Kaarst Die hilfsbereite "Tante" aus dem Iran

Kaarst · Forough Schamsawary kam 1964 nach Deutschland. Seit einem halben Jahr hilft sie Flüchtlingen in Kaarst ehrenamtlich bei der Integration.

Die 72-Jährige mit dem klangvollen Namen Forough Schamsawary wirft ihre Stirn in Falten, als sie ans Handy geht. Eine afghanische Mutter will wissen, welche Diagnose ein Arzt ihrem fiebrigen Sohn gestellt hat. Deutsch versteht die Frau nicht. Schamsawary übersetzt das, was der Hausarzt am Telefon erklärt, für sie ins Persische - Alltag für die im Iran geborene Rentnerin, die seit Oktober als ehrenamtliche Flüchtlingslotsin die Stadt Kaarst unterstützt. Dabei begann die Kooperation nicht unbedingt reibungslos.

Im Herbst traf eine verwunderte Schamsawary eine Gruppe spielender Kinder, die auf ihr "Hallo!" nur mit den Schultern zuckten. Der zwölfjährige Ehsan, mit dessen Familie sie mittlerweile befreundet ist, löste sich aus der Gruppe und gab ihr zu verstehen, dass die Kinder sie nicht verstehen, weil sie gerade aus Afghanistan kommen. Als zweifache Mutter wollte sie ihm und seinen Eltern helfen. Dabei, mit der deutschen Bürokratie fertig zu werden, sich in Kaarst zu integrieren - und dabei, Deutsch zu lernen. Denn Sprache, "das ist alles", sagt Schamsawary, die vor 52 Jahren mit ihrem Mann nach Deutschland zog.

"Ich fragte bei der Stadt nach, ob es Sprachkurse für diese Menschen gebe", erzählt Schamsawary. Die Antwort - sinngemäß "Wer sind Sie überhaupt?" - schwang bald in Wohlwollen um, als die Rentnerin sich als offizielle Flüchtlingslotsin anbot. Seit Oktober ist sie Übersetzerin, Praxis- und Sozialamtsbegleiterin in einer Person.

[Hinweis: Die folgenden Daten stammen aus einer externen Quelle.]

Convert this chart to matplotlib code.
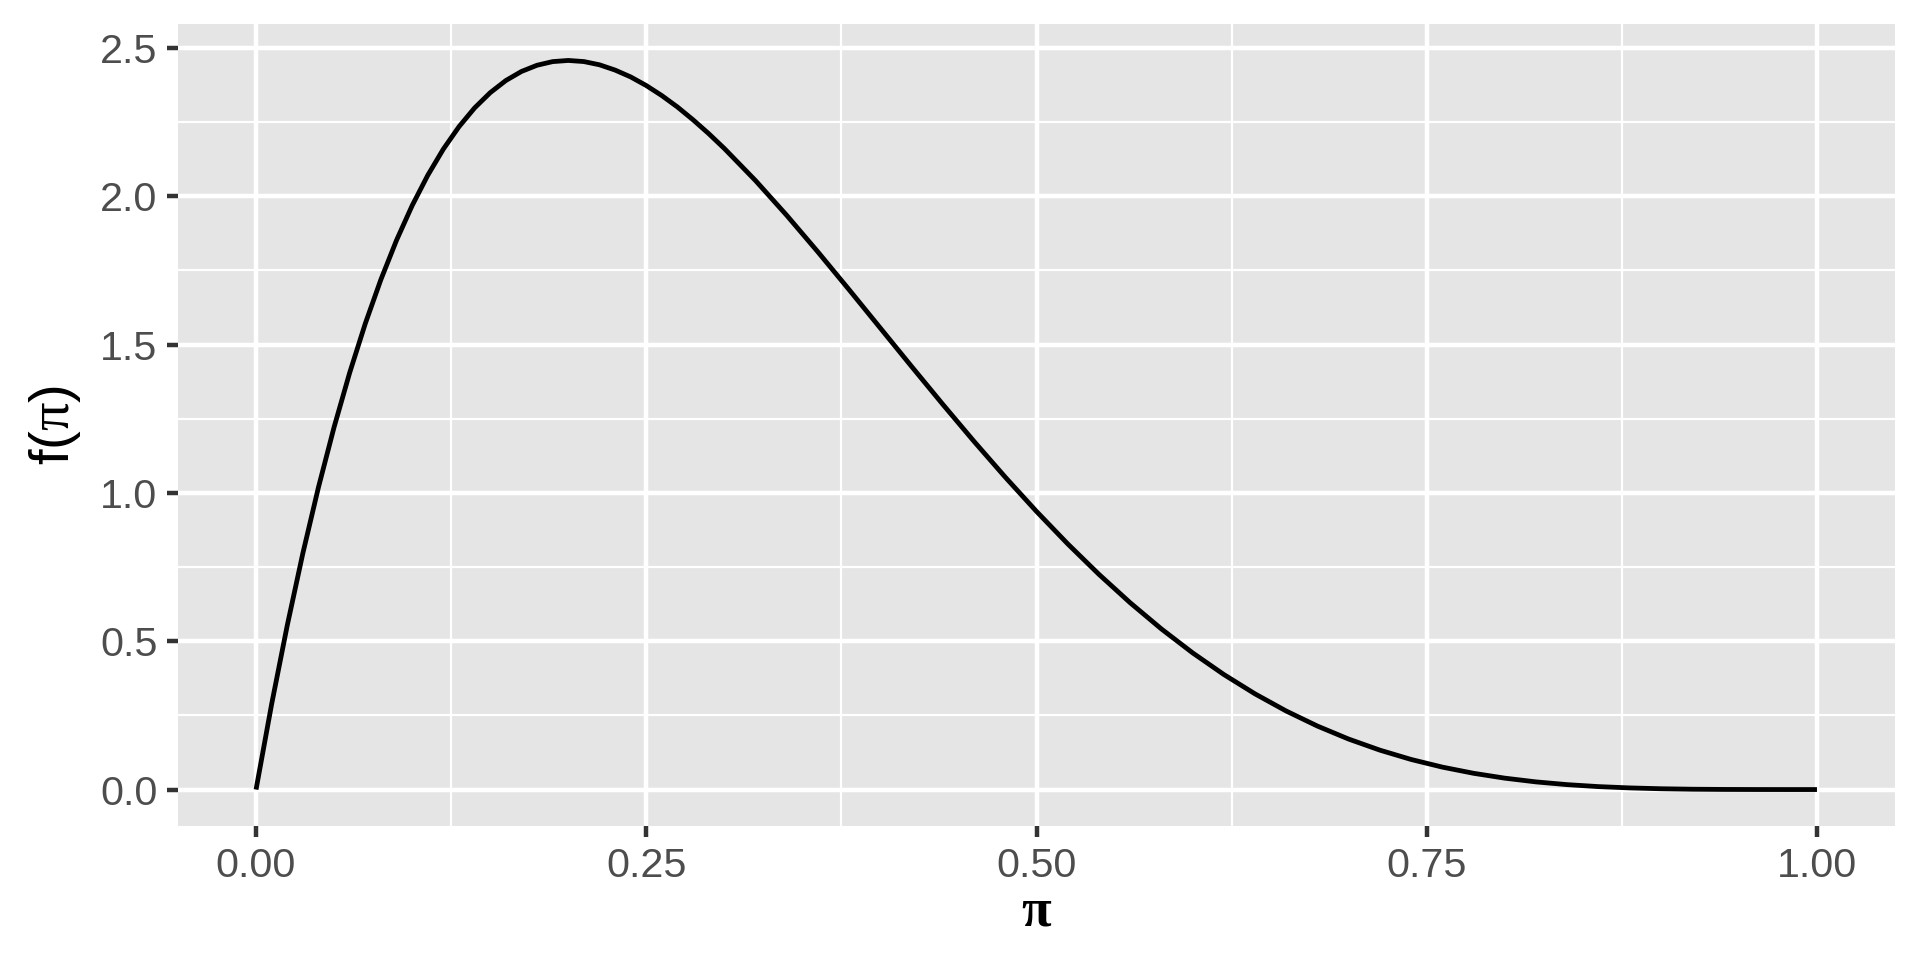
import matplotlib
matplotlib.use("Agg")
import matplotlib.pyplot as plt

# values
pi_vals = [0.00, 0.01, 0.02, 0.03, 0.04, 0.05, 0.06, 0.07, 0.08, 0.09, 0.10,
           0.11, 0.12, 0.13, 0.14, 0.15, 0.16, 0.17, 0.18, 0.19, 0.20,
           0.22, 0.24, 0.26, 0.28, 0.30, 0.32, 0.34, 0.36, 0.38, 0.40,
           0.42, 0.44, 0.46, 0.48, 0.50, 0.52, 0.54, 0.56, 0.58, 0.60,
           0.62, 0.64, 0.66, 0.68, 0.70, 0.72, 0.74, 0.76, 0.78, 0.80,
           0.82, 0.84, 0.86, 0.88, 0.90, 0.92, 0.94, 0.96, 0.98, 1.00,
           0.21, 0.23, 0.25, 0.27, 0.29]
density = [0.0000, 0.2882, 0.5534, 0.7967, 1.0192, 1.2217, 1.4053, 1.5709, 1.7193, 1.8516, 1.9683,
           2.0704, 2.1589, 2.2342, 2.2975, 2.3489, 2.3898, 2.4204, 2.4414, 2.4537, 2.4576,
           2.4430, 2.4021, 2.3390, 2.2574, 2.1609, 2.0526, 1.9354, 1.8119, 1.6845, 1.5552,
           1.4259, 1.2982, 1.1734, 1.0529, 0.9375, 0.8281, 0.7254, 0.6297, 0.5414, 0.4608,
           0.3878, 0.3225, 0.2646, 0.2139, 0.1701, 0.1328, 0.1014, 0.0756, 0.0548, 0.0384,
           0.0258, 0.0165, 0.0099, 0.0055, 0.0027, 0.0011, 0.0004, 0.0001, 0.0000, 0.0000,
           2.4539, 2.4252, 2.3730, 2.3006, 2.2109]

x_ticks = [0.00, 0.25, 0.50, 0.75, 1.00]
x_tick_labels = ["0.00", "0.25", "0.50", "0.75", "1.00"]
y_ticks = [0.0, 0.5, 1.0, 1.5, 2.0, 2.5]
y_tick_labels = ["0.0", "0.5", "1.0", "1.5", "2.0", "2.5"]
x_minor = [0.125, 0.375, 0.625, 0.875]
y_minor = [0.25, 0.75, 1.25, 1.75, 2.25]

plt.rcParams['font.family'] = ['Liberation Sans', 'DejaVu Sans']
plt.rcParams['mathtext.fontset'] = 'custom'
plt.rcParams['mathtext.rm'] = 'Liberation Serif'
plt.rcParams['mathtext.it'] = 'Liberation Serif'
plt.rcParams['mathtext.bf'] = 'Liberation Serif:bold'

pts = sorted(zip(pi_vals, density))
xs = [p[0] for p in pts]
ys = [p[1] for p in pts]

fig = plt.figure(figsize=(6.4, 3.2), dpi=300)
ax = fig.add_axes([178/1920, 1-826/960, (1895-178)/1920, (826-24)/960])
ax.set_facecolor('#E5E5E5')

for v in x_minor:
    ax.axvline(v, color='white', lw=0.53, zorder=0.5)
for v in y_minor:
    ax.axhline(v, color='white', lw=0.53, zorder=0.5)
for v in x_ticks:
    ax.axvline(v, color='white', lw=1.07, zorder=0.6)
for v in y_ticks:
    ax.axhline(v, color='white', lw=1.07, zorder=0.6)

ax.plot(xs, ys, color='black', lw=1.15, zorder=2, solid_capstyle='butt',
        solid_joinstyle='round')

xmin, xmax = min(xs), max(xs)
ymin, ymax = min(ys), max(ys)
ax.set_xlim(xmin - 0.05 * (xmax - xmin), xmax + 0.05 * (xmax - xmin))
ax.set_ylim(ymin - 0.05 * (ymax - ymin), ymax + 0.05 * (ymax - ymin))

ax.set_xticks(x_ticks)
ax.set_xticklabels(x_tick_labels)
ax.set_yticks(y_ticks)
ax.set_yticklabels(y_tick_labels)
ax.tick_params(axis='both', length=2.75, width=1.07, color='#333333',
               labelcolor='#4D4D4D', labelsize=9.9, pad=2.2)
for s in ax.spines.values():
    s.set_visible(False)

ax.set_xlabel(r'$\mathbf{\pi}$', fontsize=13, labelpad=0.5, color='black')
ax.set_ylabel(r'f($\mathrm{\pi}$)', fontsize=13.5, labelpad=4, color='black')

fig.savefig('out.png', dpi=300, facecolor='white')
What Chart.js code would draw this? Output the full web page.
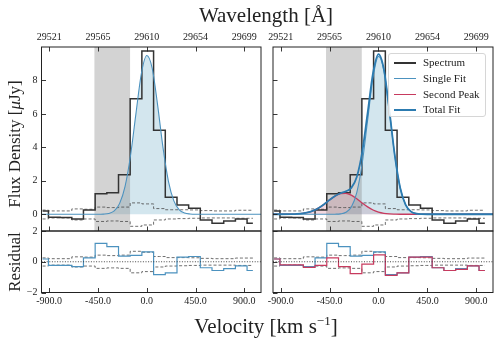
<!DOCTYPE html>
<html>
<head>
<meta charset="utf-8">
<script src="https://cdn.jsdelivr.net/npm/chart.js@4.4.0/dist/chart.umd.min.js"></script>
<style>
  html, body { margin: 0; padding: 0; background: #fff; }
  #wrap { position: relative; width: 499px; height: 340px; overflow: hidden; font-family: 'Liberation Serif', serif; color: #222; }
  #wrap canvas { position: absolute; left: 0; top: 0; }
  .title { position: absolute; white-space: nowrap; font-size: 21px; line-height: 1; transform: translate(-50%, -50%); }
  .title.rot { font-size: 17px; transform: translate(-50%, -50%) rotate(-90deg); }
  #legend { position: absolute; left: 388px; top: 53px; width: 98px; height: 64px; box-sizing: border-box;
            border: 1px solid #d6d6d6; border-radius: 3px; background: rgba(255,255,255,0.85); font-size: 11px; padding-top: 1px; }
  #legend .row { height: 15.8px; line-height: 15.8px; position: relative; padding-left: 34px; white-space: nowrap; }
  #legend .sw { position: absolute; left: 5px; width: 22px; }
</style>
</head>
<body>
<div id="wrap">
  <canvas id="cLT" width="499" height="340"></canvas>
  <canvas id="cLR" width="499" height="340"></canvas>
  <canvas id="cRT" width="499" height="340"></canvas>
  <canvas id="cRR" width="499" height="340"></canvas>
  <div class="title" style="left:266px; top:15px;">Wavelength [Å]</div>
  <div class="title" style="left:266px; top:325px;">Velocity [km s<sup style="font-size:13px; vertical-align:8px;">−1</sup>]</div>
  <div class="title rot" style="left:14px; top:144px;">Flux Density [<i>μ</i>Jy]</div>
  <div class="title rot" style="left:14px; top:262px;">Residual</div>
  <div id="legend">
    <div class="row"><span class="sw" style="top:7px; height:1.6px; background:#333;"></span>Spectrum</div>
    <div class="row"><span class="sw" style="top:7.5px; height:1px; background:#4c92bf;"></span>Single Fit</div>
    <div class="row"><span class="sw" style="top:7.5px; height:1px; background:#c73a5e;"></span>Second Peak</div>
    <div class="row"><span class="sw" style="top:7px; height:1.8px; background:#2c7bb0;"></span>Total Fit</div>
  </div>
</div>
<script>
// axis ticks
const velTicks = [-900, -450, 0, 450, 900];
const velLabels = ['-900.0', '-450.0', '0.0', '450.0', '900.0'];
const waveLabels = ['29521', '29565', '29610', '29654', '29699'];
const fluxTicks = [0, 2, 4, 6, 8];
const resTicks = [-2, 0, 2];
const bandVel = [-483, -154];

// binned spectrum (bin centres, km/s)
const binVel = [-961, -853, -745, -638, -530, -422, -314, -207, -99, 9, 117, 225, 333, 440, 548, 656, 764, 872, 979];
const flux = [0.2, -0.18, -0.2, -0.28, 0.26, 1.22, 1.28, 2.36, 6.9, 9.76, 5.02, 1.02, 0.56, 0.36, -0.34, -0.54, -0.4, -0.28, -0.54];
const errHi = [0.25, 0.2, 0.2, 0.32, 0.3, 0.43, 0.4, 0.43, 0.68, 0.62, 0.34, 0.27, 0.27, 0.26, 0.22, 0.2, 0.2, 0.24, 0.24];
const errLo = [-0.28, -0.22, -0.22, -0.34, -0.28, -0.43, -0.4, -0.43, -0.72, -0.64, -0.34, -0.28, -0.26, -0.24, -0.22, -0.22, -0.22, -0.24, -0.24];
const resSingle = [0.18, -0.23, -0.23, -0.32, 0.25, 1.2, 0.98, 0.36, 0.41, 0.64, -0.84, -0.73, 0.3, 0.34, -0.39, -0.57, -0.45, -0.27, -0.57];
const resTotal = [0.18, -0.2, -0.2, -0.36, -0.23, 0.25, -0.32, -0.77, -0.16, 0.45, -0.89, -0.73, 0.3, 0.3, -0.39, -0.57, -0.5, -0.27, -0.57];

// fitted curves, sampled
const fitVel = [-971, -800, -750, -700, -650, -600, -550, -500, -450, -400, -350, -300, -250, -200, -150, -100, -50, 0, 50, 100, 150, 200, 250, 300, 350, 400, 450, 1054];
const singleFit = [0, 0, 0, 0, 0, 0, 0, 0, 0, 0.01, 0.05, 0.2, 0.65, 1.67, 3.5, 6.0, 8.4, 9.49, 8.74, 6.54, 3.98, 1.97, 0.8, 0.26, 0.07, 0.015, 0, 0];
const mainPeak = [0, 0, 0, 0, 0, 0, 0, 0, 0, 0.004, 0.025, 0.12, 0.44, 1.3, 3.05, 5.62, 8.19, 9.44, 8.59, 6.18, 3.51, 1.57, 0.56, 0.16, 0.035, 0.006, 0, 0];
const secondPeak = [0, 0.007, 0.02, 0.05, 0.11, 0.215, 0.38, 0.6, 0.86, 1.085, 1.23, 1.25, 1.14, 0.925, 0.67, 0.44, 0.255, 0.13, 0.06, 0.026, 0.01, 0, 0, 0, 0, 0, 0, 0];
const totalFit = [0, 0.007, 0.02, 0.05, 0.11, 0.215, 0.38, 0.6, 0.86, 1.09, 1.255, 1.37, 1.58, 2.23, 3.72, 6.06, 8.45, 9.57, 8.65, 6.21, 3.52, 1.57, 0.56, 0.16, 0.035, 0.006, 0, 0];

const X_MIN = -971, X_MAX = 1054;
const W = 499, H = 340, AX_Y = 30, AX_X = 20, TICK = 4.5;
const COL_L = { left: 41.5, right: 261 }, COL_R = { left: 273, right: 493 };
const ROW_T = { top: 47, bottom: 231 }, ROW_B = { top: 231, bottom: 292.5 };

Chart.defaults.font.family = "'Liberation Serif', serif";
Chart.defaults.font.size = 10;
Chart.defaults.color = '#222';

const pts = (xs, ys) => xs.map((x, i) => ({ x, y: ys[i] }));

function stepSet(ys, color, width, order, dash) {
  return { data: pts(binVel, ys), stepped: 'middle', borderColor: color, borderWidth: width,
           borderDash: dash || [], pointRadius: 0, fill: false, order };
}
function curveSet(ys, color, width, order, fillColor) {
  return { data: pts(fitVel, ys), borderColor: color, borderWidth: width, pointRadius: 0,
           cubicInterpolationMode: 'monotone', fill: fillColor ? 'origin' : false,
           backgroundColor: fillColor || 'transparent', order };
}

// gray band, drawn over the fills but under the lines
const band = {
  id: 'band',
  beforeDatasetsDraw(chart, args, o) {
    if (!o.on) return;
    const { ctx, chartArea: a, scales } = chart;
    const x0 = scales.x.getPixelForValue(bandVel[0]), x1 = scales.x.getPixelForValue(bandVel[1]);
    ctx.save();
    ctx.fillStyle = 'rgba(128,128,128,0.35)';
    ctx.fillRect(x0, a.top, x1 - x0, a.height);
    ctx.restore();
  }
};

// frame, inward ticks, optional dotted zero line
const frame = {
  id: 'frame',
  afterDatasetsDraw(chart, args, o) {
    const { ctx, chartArea: a, scales } = chart;
    ctx.save();
    if (o.zero) {
      const y0 = scales.y.getPixelForValue(0);
      ctx.strokeStyle = '#333'; ctx.lineWidth = 0.9; ctx.setLineDash([1, 1.6]);
      ctx.beginPath(); ctx.moveTo(a.left, y0); ctx.lineTo(a.right, y0); ctx.stroke();
      ctx.setLineDash([]);
    }
    ctx.strokeStyle = '#222'; ctx.lineWidth = 0.9;
    ctx.beginPath();
    velTicks.forEach(v => {
      const px = Math.round(scales.x.getPixelForValue(v)) + 0.5;
      if (o.top) { ctx.moveTo(px, a.top); ctx.lineTo(px, a.top + TICK); }
      ctx.moveTo(px, a.bottom); ctx.lineTo(px, a.bottom - TICK);
    });
    o.yTicks.forEach(v => {
      const py = Math.round(scales.y.getPixelForValue(v)) + 0.5;
      ctx.moveTo(a.left, py); ctx.lineTo(a.left + TICK, py);
    });
    ctx.stroke();
    ctx.lineWidth = 1;
    ctx.strokeRect(a.left, a.top, a.right - a.left, a.bottom - a.top);
    ctx.restore();
  }
};

function panel(id, col, row, c) {
  const noGrid = { display: false, drawTicks: false };
  const setX = s => { s.ticks = velTicks.map(v => ({ value: v })); };
  return new Chart(document.getElementById(id), {
    type: 'line',
    data: { datasets: c.datasets },
    plugins: [band, frame],
    options: {
      responsive: false, animation: false, events: [], devicePixelRatio: 1,
      layout: {
        autoPadding: false,
        padding: {
          left: col.left - (c.yLabels ? AX_Y : 0),
          right: W - col.right,
          top: row.top - (c.topLabels ? AX_X : 0),
          bottom: H - row.bottom - (c.bottomLabels ? AX_X : 0)
        }
      },
      scales: {
        x: {
          type: 'linear', position: 'bottom', min: X_MIN, max: X_MAX, display: c.bottomLabels,
          grid: noGrid, border: { display: false }, afterBuildTicks: setX,
          ticks: { padding: 3, maxRotation: 0, autoSkip: false, callback: (v, i) => velLabels[i] },
          afterFit: s => { s.height = c.bottomLabels ? AX_X : 0; }
        },
        xTop: {
          type: 'linear', position: 'top', min: X_MIN, max: X_MAX, display: c.topLabels,
          grid: noGrid, border: { display: false }, afterBuildTicks: setX,
          ticks: { padding: 4, maxRotation: 0, autoSkip: false, callback: (v, i) => waveLabels[i] },
          afterFit: s => { s.height = c.topLabels ? AX_X : 0; }
        },
        y: {
          type: 'linear', min: c.yMin, max: c.yMax, display: c.yLabels,
          grid: noGrid, border: { display: false },
          afterBuildTicks: s => { s.ticks = c.yTicks.map(v => ({ value: v })); },
          ticks: { padding: 4, autoSkip: false, callback: v => String(v).replace('-', '\u2212') },
          afterFit: s => { s.width = c.yLabels ? AX_Y : 0; }
        }
      },
      plugins: {
        legend: { display: false }, tooltip: { enabled: false },
        filler: { drawTime: 'beforeDatasetsDraw' },
        band: { on: c.band },
        frame: { top: c.topTicks, zero: c.zero, yTicks: c.yTicks }
      }
    }
  });
}

const SPEC = '#333', SINGLE = '#4c92bf', TOTAL = '#2c7bb0', SECOND = '#c73a5e', ERR = '#4a4a4a';
const DASH = [3, 2];

// left: single-component fit
panel('cLT', COL_L, ROW_T, {
  yMin: -1, yMax: 10, yTicks: fluxTicks, yLabels: true, topLabels: true, bottomLabels: false,
  band: true, topTicks: true, zero: false,
  datasets: [
    curveSet(singleFit, SINGLE, 1.1, 1, 'rgba(120,178,204,0.33)'),
    stepSet(flux, SPEC, 1.5, 2),
    stepSet(errHi, ERR, 0.8, 3, DASH),
    stepSet(errLo, ERR, 0.8, 4, DASH)
  ]
});
panel('cLR', COL_L, ROW_B, {
  yMin: -2, yMax: 2, yTicks: resTicks, yLabels: true, topLabels: false, bottomLabels: true,
  band: false, topTicks: false, zero: true,
  datasets: [
    stepSet(resSingle, SINGLE, 1.2, 1),
    stepSet(errHi, ERR, 0.8, 3, DASH),
    stepSet(errLo, ERR, 0.8, 4, DASH)
  ]
});

// right: two-component fit
panel('cRT', COL_R, ROW_T, {
  yMin: -1, yMax: 10, yTicks: fluxTicks, yLabels: false, topLabels: true, bottomLabels: false,
  band: true, topTicks: true, zero: false,
  datasets: [
    curveSet(totalFit, TOTAL, 1.8, 1),
    curveSet(mainPeak, SINGLE, 1.1, 2, 'rgba(120,178,204,0.33)'),
    curveSet(secondPeak, SECOND, 1.3, 3, 'rgba(199,58,94,0.2)'),
    stepSet(flux, SPEC, 1.5, 4),
    stepSet(errHi, ERR, 0.8, 5, DASH),
    stepSet(errLo, ERR, 0.8, 6, DASH)
  ]
});
panel('cRR', COL_R, ROW_B, {
  yMin: -2, yMax: 2, yTicks: resTicks, yLabels: false, topLabels: false, bottomLabels: true,
  band: false, topTicks: false, zero: true,
  datasets: [
    stepSet(resTotal, SECOND, 1.2, 1),
    stepSet(resSingle, SINGLE, 1.2, 2),
    stepSet(errHi, ERR, 0.8, 3, DASH),
    stepSet(errLo, ERR, 0.8, 4, DASH)
  ]
});
</script>
</body>
</html>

Wenn sie heute selbst aus Farsi, Türkisch, Englisch oder Deutsch übersetzt, tut sie das vor allem aus einem Grund: "Es ist stressig, aber ich habe auch das Gefühl, etwas Gutes zu tun." Auch nachts klinglt das Telefon, spätestens um 8 Uhr kommen erste Anrufe. Dankbarkeit erfährt Schamsawary nicht nur von Flüchtlingen - einige afghanische Familien nennen sie liebevoll "Khale" (Tante) - und Migranten. "Die Ärzte in Kaarst kennen mich mittlerweile alle. Auch sie sind dankbar, wenn ich beim Übersetzen helfe."

Ob es Unterschiede im Umgang mit Ausländern im Vergleich zu ihrem Start in Deutschland gab? "Die Leute hatten mehr Zeit", sagt Schamsawary. Die Integration im heutigen Kaarst funktioniere ihrer Meinung nach aber vorbildlich: "Die Menschen hier helfen gern." Als große Hürde sieht die Integrationslotsin den religiösen Traditionalismus einiger eingewanderter oder nach Deutschland geflohener muslimischer Familien an. Denn nach einem längeren Aufenthalt im Iran Ende der 70er verließ sie ihr Heimatland nicht zuletzt wegen der Islamischen Revolution. "Wenn ich heute nach Teheran reise, wo ich studiert habe, dann trage ich dort trotzdem kein Kopftuch."

Schamsawary hatte zunächst keinen Helfer, als sie, ohne ein Wort Deutsch zu können, in das 6000-Seelen-Örtchen Bardenberg zog. Ihr Mann, der vor sieben Jahren starb, hatte dort eine Anstellung als Assistenzarzt bekommen. Nach mehreren Stationen an Krankenhäusern in Radevormwald, Solingen und Köln eröffnete er 1982 eine Praxis in Neuss. Dort half Schamsawary als Assistentin aus, bis ihr Mann im Jahr 2005 mit 68 Jahren die Praxis einem Nachfolger überlassen musste.

Obwohl Schamsawary direkt nach ihrer Einwanderung einen Deutschkursus besuchte, lernte sie die Sprache andernorts. "Anfangs war ich mit dem Wörterbuch einkaufen", sagt die 72-Jährige. Ihre Deutschkenntnisse verdanke sie indirekt aber auch ihrem Mann: "Er hat mich ins kalte Wasser geworfen und gleich alleine zur Bank geschickt", sagt Schamsawary. Helfen tue sie gerne, aber es sei auch sehr wichtig, dass die Flüchtlinge selbstständig werden.